I’m sure there are plenty of Alexa’s and Siri’s who are tired of being asked to play Baby Shark. And every Felicia probably dreads the moment she has to say goodbye to people at a party. And don’t even get me started on Karen’s. 

Post # 94
Member
1814 posts
Buzzing bee
  • Wedding: September 2017 - Pearson Convention Centre

No we picked  name that we both liked for our little one. We wanted a name that was both easy to pronounce in English and also in Portuguese. We chose Daniel some family members like it and some find it to traditional but we don’t care.

Post # 96
Member
6311 posts
Bee Keeper
  • Wedding: September 2012

Yes and No.

No because in some aspect everyone has different takes in names. Some people like classic names, like William. Others like trendy names like Brayden. Are either bad names? No, they’re just different. We gave out son a pretty preppy name that is super normal but not overdone at all. We’ve never had any pushback on the name and everyone who hears it says “I love that name” but if they didn’t like it, it wouldn’t be a big deal for me because I know it’s a totally mainstream name that will carry him through life just fine.

That being said, the alternative is totally YES. Yes because this is the name he will live with forever. As he goes through school, makes friends, goes to college, enters a carear. I would never saddle my child with a horrible “out there” name for the sake of being origional or different. 

Dax isn’t a horrible name. I think it’s more on the trendy side, but there’s nothing wrong with it. It’s not a name I would choose but I think he’ll be fine down the road.

Post # 98
Member
614 posts
Busy bee
  • Wedding: December 2014

View original reply
Brickette :  Aussie bee here. I do quite like the name Dax, but as a previous poster said, I immediately thought of the slang for underpants. Which could have teasing implications. I’m super sensitive to names with teasing implications as a teacher, but other people are less so. At the end of the day, it’s your choice. 
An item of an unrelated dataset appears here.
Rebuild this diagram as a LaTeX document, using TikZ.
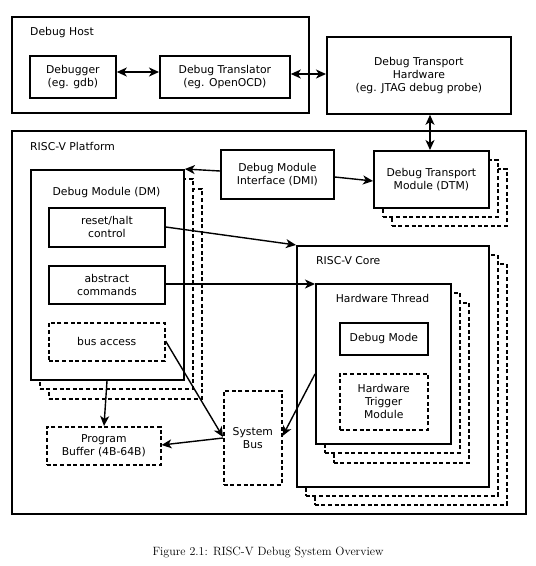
\documentclass[tikz,border=0pt]{standalone}
\usepackage{fontspec}
\newfontfamily\dv{DejaVu Sans}
\usetikzlibrary{arrows.meta}
\tikzset{
  box/.style={draw, line width=1.8pt, fill=white, inner sep=0pt, align=center,
    font=\dv\fontsize{10.8}{13}\selectfont, anchor=north west},
  dbox/.style={box, line width=1.6pt, dash pattern=on 4pt off 2.6pt},
  lbl/.style={inner sep=0pt, font=\dv\fontsize{10.8}{13}\selectfont},
  tip/.tip={Stealth[length=10pt,width=9pt,inset=2.8pt]},
  con/.style={line width=1.4pt, -tip},
  dcon/.style={line width=1.4pt, tip-tip},
}
\begin{document}
\begin{tikzpicture}[x=1pt,y=-1pt]
\useasboundingbox (0,0) rectangle (536,566);
% Debug host
\node[box, fill=none, minimum width=297pt, minimum height=96pt] (host) at (11,16) {};
\node[lbl, anchor=west] (hostl) at (30,33) {Debug Host};
\node[box, minimum width=86pt, minimum height=42pt] (dbg) at (29,55) {Debugger\\(eg. gdb)};
\node[box, minimum width=130pt, minimum height=42pt] (trans) at (159,55) {Debug Translator\\(eg. OpenOCD)};
\node[box, minimum width=184pt, minimum height=77pt] (hw) at (326,36) {Debug Transport\\Hardware\\(eg. JTAG debug probe)};
% Platform
\node[box, fill=none, minimum width=514pt, minimum height=383pt] (plat) at (11,130) {};
\node[lbl, anchor=west] (platl) at (30,146) {RISC-V Platform};
% DM
\node[dbox, minimum width=153pt, minimum height=210pt] (dm2) at (48,188) {};
\node[dbox, minimum width=153pt, minimum height=210pt] (dm1) at (39,178) {};
\node[box, minimum width=153pt, minimum height=210pt] (dm) at (30,169) {};
\node[lbl] (dml) at (106.5,193) {Debug Module (DM)};
\node[box, minimum width=116pt, minimum height=39pt] (rh) at (48,207) {reset/halt\\control};
\node[box, minimum width=116pt, minimum height=38pt] (ac) at (48,265) {abstract\\commands};
\node[dbox, minimum width=116pt, minimum height=38pt] (ba) at (48,322) {bus access};
% DMI
\node[box, minimum width=113pt, minimum height=49pt] (dmi) at (220,149) {Debug Module\\Interface (DMI)};
% DTM
\node[dbox, minimum width=115pt, minimum height=57pt] (dtm2) at (391,168) {};
\node[dbox, minimum width=115pt, minimum height=57pt] (dtm1) at (382,159) {};
\node[box, minimum width=115pt, minimum height=57pt] (dtm) at (373,150) {Debug Transport\\Module (DTM)};
% Core
\node[dbox, minimum width=192pt, minimum height=241pt] (core2) at (314,263) {};
\node[dbox, minimum width=192pt, minimum height=241pt] (core1) at (305,254) {};
\node[box, minimum width=192pt, minimum height=241pt] (core) at (296,245) {};
\node[lbl, anchor=west] (corel) at (316,261) {RISC-V Core};
% Thread
\node[dbox, minimum width=135pt, minimum height=160pt] (th2) at (333,302) {};
\node[dbox, minimum width=135pt, minimum height=160pt] (th1) at (324,292) {};
\node[box, minimum width=135pt, minimum height=160pt] (th) at (315,283) {};
\node[lbl] (thl) at (382.5,298) {Hardware Thread};
\node[box, minimum width=88pt, minimum height=32pt] (dmode) at (339,322) {Debug Mode};
\node[dbox, minimum width=88pt, minimum height=56pt] (trig) at (339,373) {Hardware\\Trigger\\Module};
% Bus and buffer
\node[dbox, minimum width=58pt, minimum height=94pt] (sbus) at (223,390) {System\\Bus};
\node[dbox, minimum width=114pt, minimum height=38pt] (pb) at (46,426) {Program\\Buffer (4B-64B)};
% Connectors
\draw[dcon] (dbg.east |- 0,72) -- (trans.west |- 0,72);
\draw[dcon] (trans.east |- 0,74) -- (hw.west |- 0,74);
\draw[dcon] (hw.south -| 430,0) -- (dtm.north -| 430,0);
\draw[con] (dmi.west |- 0,171) -- (dm.north east);
\draw[con] (dmi.east |- 0,177) -- (dtm.west |- 0,181);
\draw[con] (rh.east |- 0,227) -- (core.north west);
\draw[con] (ac.east |- 0,284) -- (th.west |- 0,284);
\draw[con] (ba.east |- 0,341) -- (sbus.west |- 0,437);
\draw[con] (th.west |- 0,374) -- (sbus.east |- 0,436);
\draw[con] (sbus.west |- 0,438) -- (pb.east |- 0,445);
\draw[con] (dm.south -| 107,0) -- (pb.north -| 104,0);
% Caption
\node[inner sep=0pt, font=\fontsize{12}{14}\selectfont] (cap) at (268,552) {Figure 2.1: RISC-V Debug System Overview};
\end{tikzpicture}
\end{document}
I’ve taught kids with some pretty out there names. They end up suiting the kid regardless usually. 

Post # 99
Member
1356 posts
Bumble bee
  • Wedding: September 2021

I’m guessing a bogan is similar to chav in the UK? In which case yes I would avoid calling my child something that made people think they could be a bogan, as other PPs have mentioned people definitely judge and you don’t really want people to have preconceived negative ideas about your child.
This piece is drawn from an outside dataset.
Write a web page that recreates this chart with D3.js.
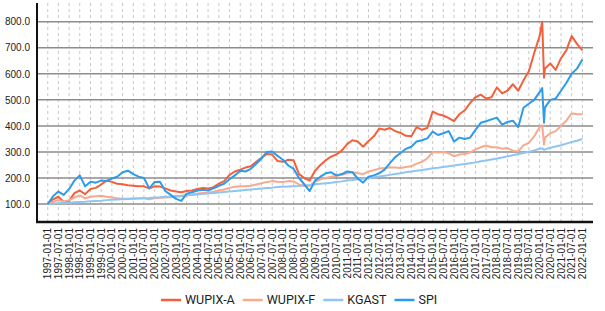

In the UK chavvy names tend to be “trendy” rather than classic or traditional, so Dax would definitely be on the chavvy side. I loved the name Lily, but for some reason it became very popular with chavs a few years ago. I can’t even count the number of tattoos I’ve seen of “Lily” or even worse “Lilly” (I hate misspelling names to make them trendy) usually double barrelled with another trendy name like Mae or Rae, in the past few years, so it’s no longer a name choice for me unfortunately. 

Post # 100
Member
152 posts
Blushing bee

For me I wouldn’t care too much. The only thing I’d want from a name is easy to spell and pronounce because my name is neither of those things and I get tired of correcting people. My mum always claims the same thing with hers so why she’d choose a name similar to hers where’d id get the same issues is beyond me and I’ve resorted to changing my name legally now to my nickname instead. 

If you want to name your kid Dax then I’d say go for it. Even if it’s a name folks associate with certain types of people doesn’t mean he will immediately be brushed with the same paint. And if people are going to do that then they aren’t people you should be bothered with anyway. 

Post # 101
Member
3664 posts
Sugar bee
  • Wedding: April 2017 - City, State

View original reply
ariesscientist :  see to me that seems really unfortunate that you feel you can’t use a perfectly “normal” name because a certain type of person has decided they also like it. I don’t see why that name should now be unusable. What is a chav, and how does their mere selection of a name ruin it for good? There must be some non chav Lily’s out there who have not had accusations of chavness made against them as a result of their name.

Post # 102
Member
13950 posts
Honey Beekeeper

I cared. None of us live in a cave. I wanted to pick names that are not impossible for others to remember, spell, or pronounce, were not too trendy, or too dated, and would not lend themselves to negative associations, either in childhood or later, in the business world. 

Sometimes, depending on who you are, circumstances, and good fortune, obstacles can make you stronger. Other times, they are just obstacles.

Also, I have never understood the idea of waiting to see if a name “fits.” The baby becomes associated with the name, not the other way around.

Post # 103
Member
1474 posts
Bumble bee

I care about what other think of my kids name. But only in a sense if I’m setting my kid out to failure. Not in way if someone close to me likes the name. If my sister seriously disliked a totally normal name like James then it woudlnt really be an issue. 

Post # 104
Member
1474 posts
Bumble bee

I do think Dax is a good name. It’s not too out here, it’s uncommon and not unique. You have a celebrity (I love armchair expert) with that name so it’s not “nobody ever hear did it name” and it’s really easy to pronounce and not far from max which is super common name.

Post # 105
Member
13950 posts
Honey Beekeeper

As for Marijuana Pepsi, she has a PhD and her fifteen minutes of fame but who knows what doors might have closed on her in the past or might still close on her in the future? The point is, she can never know. Why take that risk just for some attention? 

That said, Dax is not even remotely close to something like that. Personally, I prefer less trendy names, but if you love it, go for it.